Influence of cutting tool geometry when milling Nomex honeycomb structure

The use of Nomex honeycomb structures is essential for the aerospace and aeronautics industry because of their high out-of-plane strength and their advantageous weight/rigidity ratio. Nevertheless, milling these structures presents technical and scientific challenges, including premature wear of cutting tools and the quality of the machined surface. In general, the machining process relies on carrying out experimental tests. However, the high rotation speed of the cutting tool makes it difficult to monitor the cutting process correctly. Thus, it has become imperative to adopt reliable numerical models to collect instantaneous and accurate physical data. For this purpose, a 3D finite element numerical model was developed using the Abaqus/Explicit software, taking into account the real conditions of the experiment. An experimental validation was carried out by analyzing the premature wear of the cutting tool.
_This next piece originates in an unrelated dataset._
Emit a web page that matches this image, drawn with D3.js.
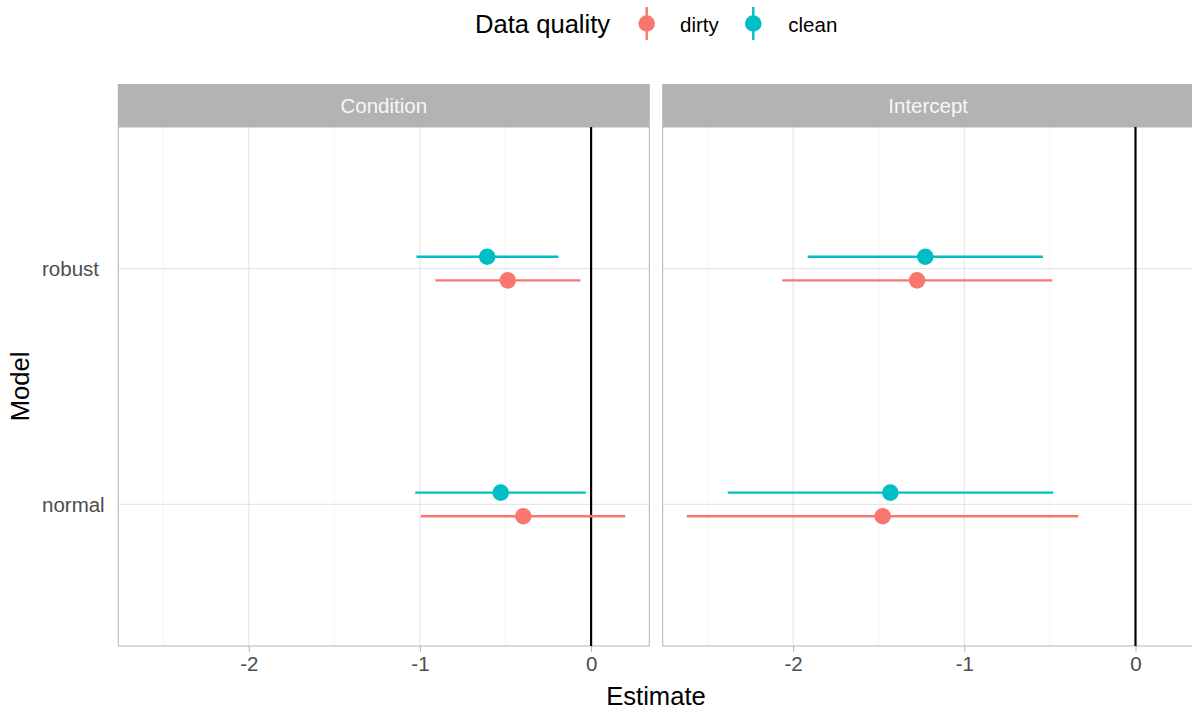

After having validated the numerical model, an in-depth analysis was carried out to evaluate the influence of the number of teeth of the cutting tool on the optimization of the machining of the Nomex honeycomb structure. This analysis specifically focused on the cutting forces, the quality of the machined surface, and the accumulation of chips in front of the cutting tool. The obtained results clearly underline that low feed rates improve the integrity of the cutting tool, while a limited number of cutting tool teeth significantly improves cutting forces and the quality of the machined surface.